I was responsible for retopology, modeling, look development, lighting, and rendering for this study. Built in Maya, rendered with V-Ray GPU, and finished in Nuke and Photoshop, the project was created to test fully procedural metallic shading using V-Ray Dirt and Bercon noise rather than painted texture maps. The goal was to create a believable worn metal surface and evaluate how the same asset and shader logic would hold up across hero views, close-up crops, and alternate material variations.

Base form and procedural setup

The clay render was used to evaluate the underlying form, silhouette, and light response before final material work. From there, the study focused on building a procedural surface treatment that could produce believable wear, dirt buildup, and variation without relying on bitmap textures.

Water jug clay render
Clay render used to evaluate form before final shading.

Gold material close-ups

These close-up crops were used to assess edge breakup, dirt distribution, reflectivity, and how the procedural shader behaved across different parts of the surface in the final gold pass.

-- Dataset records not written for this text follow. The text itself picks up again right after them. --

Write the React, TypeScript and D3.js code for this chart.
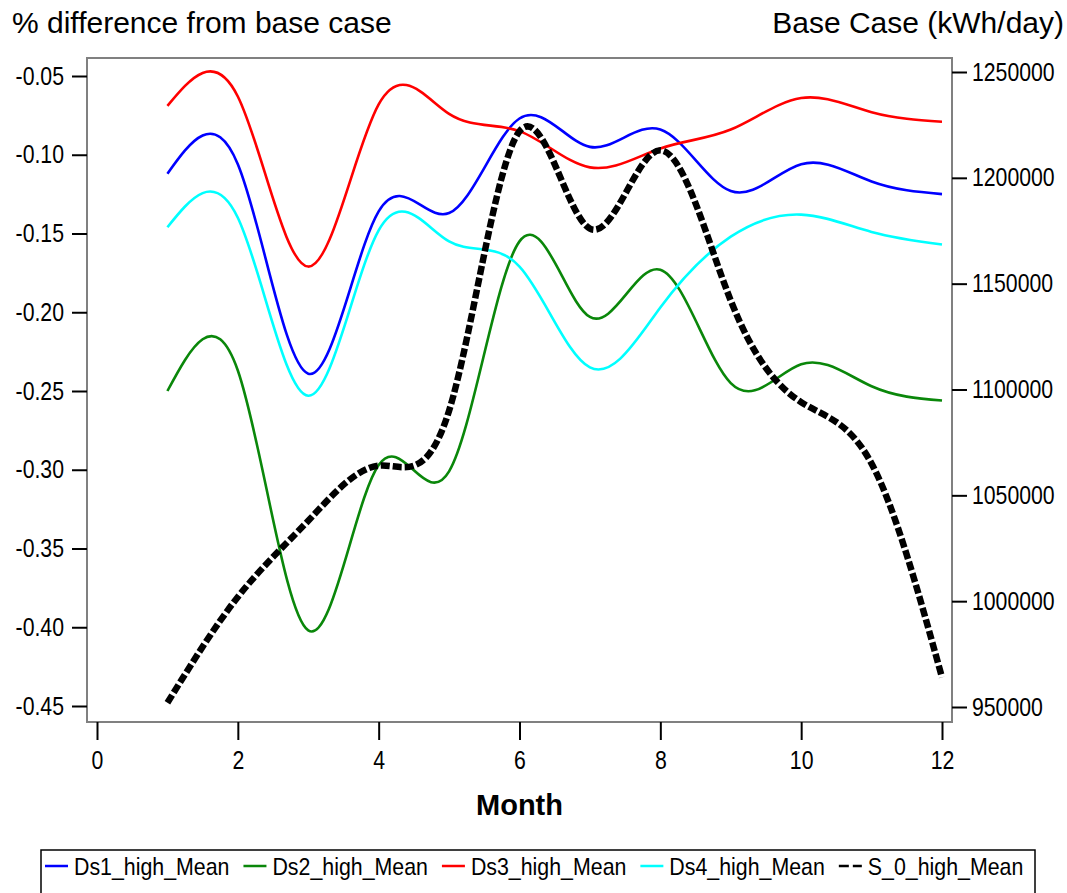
import React, { useRef, useEffect } from 'react';
import * as d3 from 'd3';

// monthly means
const months = [1, 2, 3, 4, 5, 6, 7, 8, 9, 10, 11, 12];
const ds1High = [-0.112, -0.106, -0.239, -0.136, -0.137, -0.077, -0.095, -0.084, -0.123, -0.106, -0.117, -0.125];
const ds2High = [-0.250, -0.237, -0.402, -0.297, -0.301, -0.155, -0.203, -0.173, -0.245, -0.233, -0.247, -0.256];
const ds3High = [-0.069, -0.063, -0.171, -0.068, -0.074, -0.085, -0.108, -0.096, -0.084, -0.064, -0.073, -0.079];
const ds4High = [-0.146, -0.140, -0.253, -0.148, -0.155, -0.171, -0.235, -0.197, -0.152, -0.138, -0.149, -0.157];
const s0High = [952000, 1002000, 1038000, 1064000, 1090000, 1222000, 1176000, 1213000, 1142000, 1094000, 1065000, 964000];

const seriesNames = ['Ds1_high_Mean', 'Ds2_high_Mean', 'Ds3_high_Mean', 'Ds4_high_Mean', 'S_0_high_Mean'];
const seriesColors = ['#0000ff', '#0a870a', '#ff0000', '#00ffff', '#000000'];

const leftTicks = [-0.45, -0.40, -0.35, -0.30, -0.25, -0.20, -0.15, -0.10, -0.05];
const rightTicks = [950000, 1000000, 1050000, 1100000, 1150000, 1200000, 1250000];
const monthTicks = [0, 2, 4, 6, 8, 10, 12];

const FONT = '"Liberation Sans", Arial, sans-serif';
const SQ = 0.85; // the original glyphs are narrow

const App = () => {
    const svgRef = useRef<SVGSVGElement>(null);

    useEffect(() => {
        drawChart();
    }, []);

    const drawChart = () => {
        const svg = d3.select(svgRef.current);
        svg.selectAll('*').remove();

        const frame = { left: 87, right: 952, top: 58, bottom: 722 };

        const x = d3.scaleLinear().domain([0, 12]).range([97, 942]);
        const yL = d3.scaleLinear().domain([-0.45, -0.05]).range([706, 76]);
        const yR = d3.scaleLinear().domain([950000, 1250000]).range([707, 72]);

        svg.append('rect')
            .attr('width', 1067).attr('height', 893).attr('fill', '#fff');

        // plot frame
        svg.append('rect')
            .attr('x', frame.left).attr('y', frame.top)
            .attr('width', frame.right - frame.left)
            .attr('height', frame.bottom - frame.top)
            .attr('fill', 'none')
            .attr('stroke', '#808080')
            .attr('stroke-width', 2);

        const styleAxis = (g, size) => {
            g.select('.domain').remove();
            g.attr('font-family', FONT).attr('font-size', size);
            g.selectAll('line').attr('stroke', '#000').attr('stroke-width', 2);
            g.selectAll('text').attr('fill', '#000');
        };

        const gL = svg.append('g')
            .attr('transform', `translate(${frame.left},0)`)
            .call(d3.axisLeft(yL).tickValues(leftTicks).tickSize(15).tickFormat(d => d.toFixed(2)));
        styleAxis(gL, 25);
        gL.selectAll('text').attr('x', -23 / SQ).attr('transform', `scale(${SQ},1)`);

        const gR = svg.append('g')
            .attr('transform', `translate(${frame.right},0)`)
            .call(d3.axisRight(yR).tickValues(rightTicks).tickSize(15).tickFormat(d => String(d)));
        styleAxis(gR, 25);
        gR.selectAll('text').attr('x', 20 / SQ).attr('transform', `scale(${SQ},1)`);

        const gB = svg.append('g')
            .attr('transform', `translate(0,${frame.bottom})`)
            .call(d3.axisBottom(x).tickValues(monthTicks).tickSize(18).tickFormat(d => String(d)));
        styleAxis(gB, 25);
        gB.selectAll('text').attr('y', 29).attr('transform', `scale(${SQ},1)`);

        // titles
        svg.append('text')
            .attr('x', 12).attr('y', 33)
            .attr('font-family', FONT).attr('font-size', 30)
            .text('% difference from base case');

        svg.append('text')
            .attr('x', 1064).attr('y', 33)
            .attr('text-anchor', 'end')
            .attr('font-family', FONT).attr('font-size', 30)
            .text('Base Case (kWh/day)');

        svg.append('text')
            .attr('x', (x(0) + x(12)) / 2).attr('y', 815)
            .attr('text-anchor', 'middle')
            .attr('font-family', FONT).attr('font-size', 29).attr('font-weight', 'bold')
            .text('Month');

        // series
        const leftLine = d3.line<number>()
            .x((d, i) => x(months[i]))
            .y(d => yL(d))
            .curve(d3.curveNatural);

        const rightLine = d3.line<number>()
            .x((d, i) => x(months[i]))
            .y(d => yR(d))
            .curve(d3.curveNatural);

        [ds1High, ds2High, ds3High, ds4High].forEach((vals, i) => {
            svg.append('path')
                .attr('d', leftLine(vals))
                .attr('fill', 'none')
                .attr('stroke', seriesColors[i])
                .attr('stroke-width', 2.6);
        });

        svg.append('path')
            .attr('d', rightLine(s0High))
            .attr('fill', 'none')
            .attr('stroke', seriesColors[4])
            .attr('stroke-width', 6.5)
            .attr('stroke-dasharray', '9,3');

        // legend
        svg.append('rect')
            .attr('x', 41).attr('y', 850)
            .attr('width', 994).attr('height', 60)
            .attr('fill', 'none')
            .attr('stroke', '#000')
            .attr('stroke-width', 1.5);

        const LSQ = 0.89;
        let cx = 45;
        seriesNames.forEach((name, i) => {
            const lg = svg.append('g').attr('transform', `translate(${cx},0)`);
            lg.append('line')
                .attr('x1', 0).attr('x2', 23)
                .attr('y1', 866).attr('y2', 866)
                .attr('stroke', seriesColors[i])
                .attr('stroke-width', 2.5)
                .attr('stroke-dasharray', i === 4 ? '10,4' : null);
            const t = lg.append('text')
                .attr('x', 29 / LSQ).attr('y', 875)
                .attr('transform', `scale(${LSQ},1)`)
                .attr('font-family', FONT).attr('font-size', 24)
                .text(name);
            const w = (t.node() as SVGTextElement).getComputedTextLength() * LSQ;
            cx += 29 + w + 14;
        });
    };

    return (
        <svg ref={svgRef} width={1067} height={893}
            style={{ position: 'absolute', left: 0, top: 0, display: 'block' }}></svg>
    );
};

export default App;
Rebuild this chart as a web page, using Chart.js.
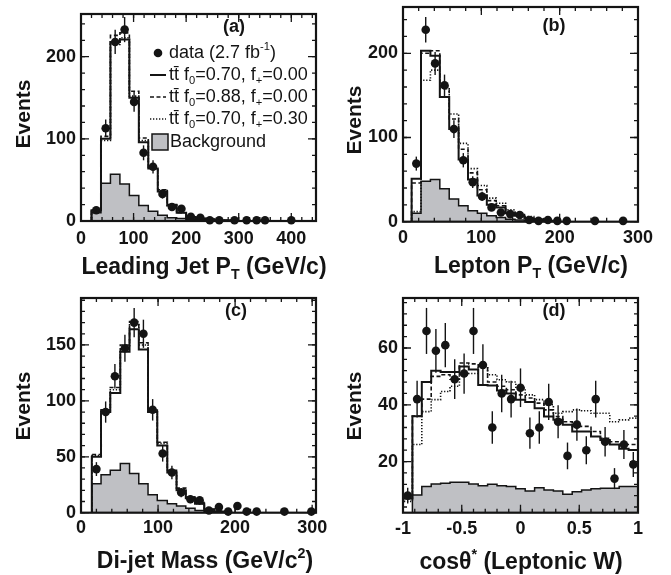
<!DOCTYPE html>
<html><head><meta charset="utf-8">
<script src="https://cdn.jsdelivr.net/npm/chart.js@4.4.0/dist/chart.umd.min.js"></script>
<style>
html,body{margin:0;padding:0;background:#fff;}
#wrap{position:relative;width:671px;height:575px;overflow:hidden;background:#fff;}
#wrap canvas{position:absolute;left:0;top:0;}
</style></head><body><div id="wrap">
<canvas id="ca" width="671" height="575"></canvas><canvas id="cb" width="671" height="575"></canvas><canvas id="cc" width="671" height="575"></canvas><canvas id="cd" width="671" height="575"></canvas>
</div>
<script>
// ---------- (a) Leading jet PT ----------
const aEdges = [20,38,56,74,92,110,128,146,164,182,200,218,236,254,272,290];
const aSolid = [13,100,218,221,150,96,64,36,19,10,5,3,2,1,1];
const aDash  = [13,103,226,229,158,101,66,38,20,10,5,3,2,1,1];
const aDot   = [12,98,215,223,152,98,64,37,19,10,5,3,2,1,1];
const aBkg   = [10,46,57,45,31,19,12,7,4,3,2,1,1,0,0];
const aDataX = [29,47,65,83,101,119,137,155,173,191,209,227,245,263,292,315,334,350,400];
const aDataY = [13,113,218,233,145,83,66,33,17,15,5,4,1,1,1,1,1,1,1];
const aDataE = [3.6,10.6,14.8,15.3,12,9.1,8.1,5.7,4.1,3.9,2.2,2,1,1,1,1,1,1,1];
const aXTicks = [0,100,200,300,400];
const aYTicks = [0,100,200];

// ---------- (b) Lepton PT ----------
const bEdges = [11,23,35,47,59,71,83,95,107,119,131,143,155,167,179,191];
const bSolid = [51,203,197,148,110,74,50,31,20,17,10,7,4,2,1];
const bDash  = [46,200,203,158,122,86,58,38,25,19,12,8,5,3,1];
const bDot   = [12,168,180,160,128,93,63,43,28,22,14,10,6,3,1];
const bBkg   = [10,48,50,39,27,19,13,10,7,5,3,2,1,1,0];
const bDataX = [17,29,41,53,65,77,89,101,113,125,137,149,161,173,185,197,209,245,281];
const bDataY = [69,228,188,162,110,73,47,30,17,11,9,8,2,1,2,1,1,1,1];
const bDataE = [8.3,15.1,13.7,12.7,10.5,8.5,6.9,5.5,4.1,3.3,3,2.8,1.4,1,1.4,1,1,1,1];
const bXTicks = [0,100,200,300];
const bYTicks = [0,100,200];

// ---------- (c) Di-jet mass ----------
const cEdges = [14,26,38,51,63,75,87,99,112,124,136,148,160,173,185];
const cSolid = [50,90,107,144,164,146,90,60,36,20,13,8,3,1];
const cDash  = [52,92,112,150,171,152,93,63,38,22,14,9,3,1];
const cDot   = [51,91,110,148,168,150,92,62,37,21,14,8,3,1];
const cBkg   = [26,34,38,44,35,26,16,11,8,6,4,2,1,0];
const cDataX = [20,32,44,57,69,81,93,106,118,130,142,154,166,179,191,203,215,228,264,299];
const cDataY = [39,90,122,147,170,160,92,53,36,18,12,11,2,5,1,6,1,1,1,1];
const cDataE = [6.2,9.5,11,12.1,13,12.6,9.6,7.3,6,4.2,3.5,3.3,1.4,2.2,1,2.4,1,1,1,1];
const cXTicks = [0,100,200,300];
const cYTicks = [0,50,100,150];

// ---------- (d) cos theta* ----------
const dEdges = [-1,-0.92,-0.84,-0.76,-0.68,-0.6,-0.52,-0.44,-0.36,-0.28,-0.2,-0.12,-0.04,0.04,0.12,0.2,0.28,0.36,0.44,0.52,0.6,0.68,0.76,0.84,0.92,1];
const dSolid = [7,36,48,52,51.5,51.5,53.5,52.4,47,46.8,45,44,41.8,41,38.8,35.9,34.7,33,30.6,30.6,28.8,27.6,26,24.5,24.1];
const dDash  = [7,36,42,50,50.6,49,54.7,54.4,53,48,46.5,45.3,43.5,42.4,40.6,38.2,35.9,34,32.4,32.4,30.6,28.2,27,26,26];
const dDot   = [6,26,37.6,41.8,44.7,46.5,50.6,51,53.5,50.6,48.8,48,45.9,43.5,41.8,40,37,37.6,38.2,37.9,37,37,34,34.7,35.3];
const dBkg   = [2,8.2,11.2,12.1,12.4,12.7,12.7,12.1,11.5,12,11.5,11.2,10.4,9.6,10.8,10,9.6,8.5,9.4,10,10.4,10.6,10.6,11.2,11.2];
const dDataX = [-0.96,-0.88,-0.8,-0.72,-0.64,-0.56,-0.48,-0.4,-0.32,-0.24,-0.16,-0.08,0,0.08,0.16,0.24,0.32,0.4,0.48,0.56,0.64,0.72,0.8,0.88,0.96];
const dDataY = [8,42,66,59,61,49,51,66,54,32,44,42,46,30,32,41,34,22,33,24,42,27,14,26,19];
const dDataE = [2.8,6.5,8.1,7.7,7.8,7,7.1,8.1,7.3,5.7,6.6,6.5,6.8,5.5,5.7,6.4,5.8,4.7,5.7,4.9,6.5,5.2,3.7,5.1,4.4];
const dXTicks = [-1,-0.5,0,0.5,1];
const dYTicks = [20,40,60];

const FONT = "'Liberation Sans', Arial, Helvetica, sans-serif";
const INK = '#141414';
const GRAY = '#bfc0c4';
const PR = 4.3;

function steps(edges, vals){
  const pts = [{x:edges[0], y:0}];
  for (let i=0;i<vals.length;i++) pts.push({x:edges[i], y:vals[i]});
  pts.push({x:edges[vals.length], y:vals[vals.length-1]});
  pts.push({x:edges[vals.length], y:0});
  return pts;
}
function pts(xs, ys){ return xs.map((x,i)=>({x:x, y:ys[i]})); }

function fnt(size, weight){ return (weight||'normal')+' '+size+'px '+FONT; }
function rich(ctx, segs, x, y, size, weight, align){
  const small = size*0.62;
  let w = 0;
  for (const s of segs){ ctx.font = fnt((s.sub||s.sup)?small:size, weight); w += ctx.measureText(s.t).width; }
  let cx = align==='center' ? x - w/2 : x;
  ctx.textBaseline = 'middle'; ctx.textAlign = 'left';
  for (const s of segs){
    const fs = (s.sub||s.sup)?small:size;
    ctx.font = fnt(fs, weight);
    const dy = s.sub ? size*0.32 : (s.sup ? -size*0.36 : 0);
    ctx.fillText(s.t, cx, y+dy);
    cx += ctx.measureText(s.t).width;
  }
}

function makePanel(id, p){
  const area = p.area; // left, top, right, bottom
  const XH = 40;
  const plugin = {
    id: 'panel_'+id,
    afterDatasetsDraw(chart){
      const ctx = chart.ctx, xs = chart.scales.x, ys = chart.scales.y;
      ctx.save();
      ctx.strokeStyle = INK; ctx.lineWidth = 1.4;
      p.dataX.forEach((xv,i)=>{
        const px = xs.getPixelForValue(xv);
        const y1 = ys.getPixelForValue(p.dataY[i]-p.dataE[i]);
        const y2 = ys.getPixelForValue(p.dataY[i]+p.dataE[i]);
        ctx.beginPath();
        ctx.moveTo(px, Math.min(y1, chart.chartArea.bottom));
        ctx.lineTo(px, Math.max(y2, chart.chartArea.top));
        ctx.stroke();
      });
      ctx.restore();
    },
    afterDraw(chart){
      const ctx = chart.ctx, xs = chart.scales.x, ys = chart.scales.y;
      const ca = chart.chartArea;
      ctx.save();
      ctx.strokeStyle = INK;
      ctx.lineWidth = 1.3;
      const drawX = (v, len)=>{
        const px = xs.getPixelForValue(v);
        ctx.beginPath(); ctx.moveTo(px, ca.bottom); ctx.lineTo(px, ca.bottom-len);
        ctx.moveTo(px, ca.top); ctx.lineTo(px, ca.top+len); ctx.stroke();
      };
      const drawY = (v, len)=>{
        const py = ys.getPixelForValue(v);
        ctx.beginPath(); ctx.moveTo(ca.left, py); ctx.lineTo(ca.left+len, py);
        ctx.moveTo(ca.right, py); ctx.lineTo(ca.right-len, py); ctx.stroke();
      };
      const n0x = Math.ceil(p.xMin/p.xMinor - 1e-9), n1x = Math.floor(p.xMax/p.xMinor + 1e-9);
      for (let k=n0x;k<=n1x;k++) drawX(k*p.xMinor, 4);
      p.xTicks.forEach(v=>drawX(v, 8));
      const n0y = Math.ceil(p.yMin/p.yMinor - 1e-9), n1y = Math.floor(p.yMax/p.yMinor + 1e-9);
      for (let k=n0y;k<=n1y;k++) drawY(k*p.yMinor, 4);
      p.yTicks.forEach(v=>drawY(v, 8));
      ctx.lineWidth = 2.2;
      ctx.strokeRect(ca.left, ca.top, ca.right-ca.left, ca.bottom-ca.top);
      ctx.fillStyle = INK;
      rich(ctx, [{t:p.tag}], p.tagPos[0], p.tagPos[1], 18, 'bold', 'center');
      rich(ctx, p.xTitle, p.xTitlePos[0], p.xTitlePos[1], 23, 'bold', 'center');
      ctx.save();
      ctx.translate(p.yTitlePos[0], p.yTitlePos[1]);
      ctx.rotate(-Math.PI/2);
      rich(ctx, [{t:'Events'}], 0, 0, 21, 'bold', 'center');
      ctx.restore();
      if (p.legend) p.legend(ctx);
      ctx.restore();
    }
  };
  const lineDs = (data, dash, w, order)=>({
    type:'line', data:data, stepped:'before', borderColor:INK, borderWidth:w, borderDash:dash,
    pointRadius:0, fill:false, order:order, tension:0
  });
  new Chart(document.getElementById(id), {
    type:'line',
    data:{ datasets:[
      { type:'scatter', data:pts(p.dataX, p.dataY), pointRadius:PR, pointBackgroundColor:INK,
        pointBorderColor:INK, pointBorderWidth:0, showLine:false, order:0, clip:false },
      lineDs(steps(p.edges, p.solid), [], 2, 1),
      lineDs(steps(p.edges, p.dash), [4,2.5], 1.6, 2),
      lineDs(steps(p.edges, p.dot), [1.3,1.7], 1.6, 3),
      { type:'line', data:steps(p.edges, p.bkg), stepped:'before', borderColor:INK, borderWidth:1.5,
        backgroundColor:GRAY, fill:'origin', pointRadius:0, order:4 }
    ]},
    options:{
      responsive:false, animation:false, events:[],
      layout:{ padding:{ left:0, top:area[1], right:671-area[2], bottom:575-area[3]-XH } },
      plugins:{ legend:{display:false}, tooltip:{enabled:false} },
      scales:{
        x:{ type:'linear', position:'bottom', min:p.xMin, max:p.xMax,
            grid:{display:false, drawTicks:false}, border:{display:false},
            ticks:{ font:{family:FONT, size:18, weight:'bold'}, color:INK, padding:p.xPad,
                    maxRotation:0, autoSkip:false, callback:v=>String(v) },
            afterBuildTicks:s=>{ s.ticks = p.xTicks.map(v=>({value:v})); },
            afterFit:s=>{ s.height = XH; s.paddingLeft = 0; s.paddingRight = 0; } },
        y:{ type:'linear', position:'left', min:p.yMin, max:p.yMax,
            grid:{display:false, drawTicks:false}, border:{display:false},
            ticks:{ font:{family:FONT, size:18, weight:'bold'}, color:INK, padding:5,
                    autoSkip:false, callback:v=>String(v) },
            afterBuildTicks:s=>{ s.ticks = p.yTicks.map(v=>({value:v})); },
            afterFit:s=>{ s.width = area[0]; s.paddingTop = 0; s.paddingBottom = 0; } }
      }
    },
    plugins:[plugin]
  });
}

function legendA(ctx){
  const x0 = 150, x1 = 166, tx = 169, size = 18;
  const rows = [53, 75, 97, 119, 142];
  ctx.fillStyle = INK; ctx.strokeStyle = INK;
  ctx.beginPath(); ctx.arc(158, rows[0], PR, 0, Math.PI*2); ctx.fill();
  rich(ctx, [{t:'data (2.7 fb'},{t:'-1',sup:true},{t:')'}], tx, rows[0], size, 'normal', 'left');
  const dashes = [[], [4,2.5], [1.3,1.7]];
  const txt = [['0.70','0.00'],['0.88','0.00'],['0.70','0.30']];
  for (let i=0;i<3;i++){
    const y = rows[i+1];
    ctx.save(); ctx.lineWidth = i===0?2:1.6; ctx.setLineDash(dashes[i]);
    ctx.beginPath(); ctx.moveTo(x0, y); ctx.lineTo(x1, y); ctx.stroke(); ctx.restore();
    rich(ctx, [{t:'tt\u0304 f'},{t:'0',sub:true},{t:'='+txt[i][0]+', f'},{t:'+',sub:true},{t:'='+txt[i][1]}], tx, y, size, 'normal', 'left');
  }
  ctx.save();
  ctx.fillStyle = GRAY; ctx.fillRect(152, rows[4]-8, 16, 16);
  ctx.lineWidth = 1.5; ctx.strokeRect(152, rows[4]-8, 16, 16);
  ctx.restore();
  ctx.fillStyle = INK;
  rich(ctx, [{t:'Background'}], 170, rows[4], size, 'normal', 'left');
}

makePanel('ca', { area:[81,14,316,221], xMin:0, xMax:447, yMin:0, yMax:252, xMinor:20, yMinor:20,
  xTicks:aXTicks, yTicks:aYTicks, edges:aEdges, solid:aSolid, dash:aDash, dot:aDot, bkg:aBkg,
  dataX:aDataX, dataY:aDataY, dataE:aDataE, xPad:7,
  tag:'(a)', tagPos:[234,27], xTitle:[{t:'Leading Jet P'},{t:'T',sub:true},{t:' (GeV/c)'}],
  xTitlePos:[204,268], yTitlePos:[24,114], legend:legendA });
makePanel('cb', { area:[403,7,638,221.7], xMin:0, xMax:300, yMin:0, yMax:255, xMinor:20, yMinor:20,
  xTicks:bXTicks, yTicks:bYTicks, edges:bEdges, solid:bSolid, dash:bDash, dot:bDot, bkg:bBkg,
  dataX:bDataX, dataY:bDataY, dataE:bDataE, xPad:6,
  tag:'(b)', tagPos:[554,26], xTitle:[{t:'Lepton P'},{t:'T',sub:true},{t:' (GeV/c)'}],
  xTitlePos:[531,267], yTitlePos:[355,120] });
makePanel('cc', { area:[81,298,316,512.7], xMin:0, xMax:305, yMin:0, yMax:192, xMinor:20, yMinor:10,
  xTicks:cXTicks, yTicks:cYTicks, edges:cEdges, solid:cSolid, dash:cDash, dot:cDot, bkg:cBkg,
  dataX:cDataX, dataY:cDataY, dataE:cDataE, xPad:5,
  tag:'(c)', tagPos:[236,311], xTitle:[{t:'Di-jet Mass (GeV/c'},{t:'2',sup:true},{t:')'}],
  xTitlePos:[205,562], yTitlePos:[24,406] });
makePanel('cd', { area:[403,298,638,512.7], xMin:-1, xMax:1, yMin:2, yMax:77.6, xMinor:0.1, yMinor:4,
  xTicks:dXTicks, yTicks:dYTicks, edges:dEdges, solid:dSolid, dash:dDash, dot:dDot, bkg:dBkg,
  dataX:dDataX, dataY:dDataY, dataE:dDataE, xPad:6,
  tag:'(d)', tagPos:[554,311], xTitle:[{t:'cos\u03B8'},{t:'*',sup:true},{t:' (Leptonic W)'}],
  xTitlePos:[521,563], yTitlePos:[355,406] });
</script></body></html>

Gold water jug detail crop 1
Gold material crop.
Gold water jug detail crop 2
Gold material crop.
Gold water jug detail crop 3
Gold material crop.

Silver material pass

The same asset and procedural logic were also tested with a silver finish, allowing the study to compare how the shader translated to a cooler metallic treatment while preserving the same aged and procedural character.

Silver procedural water jug render
Silver variation of the same procedural shading setup.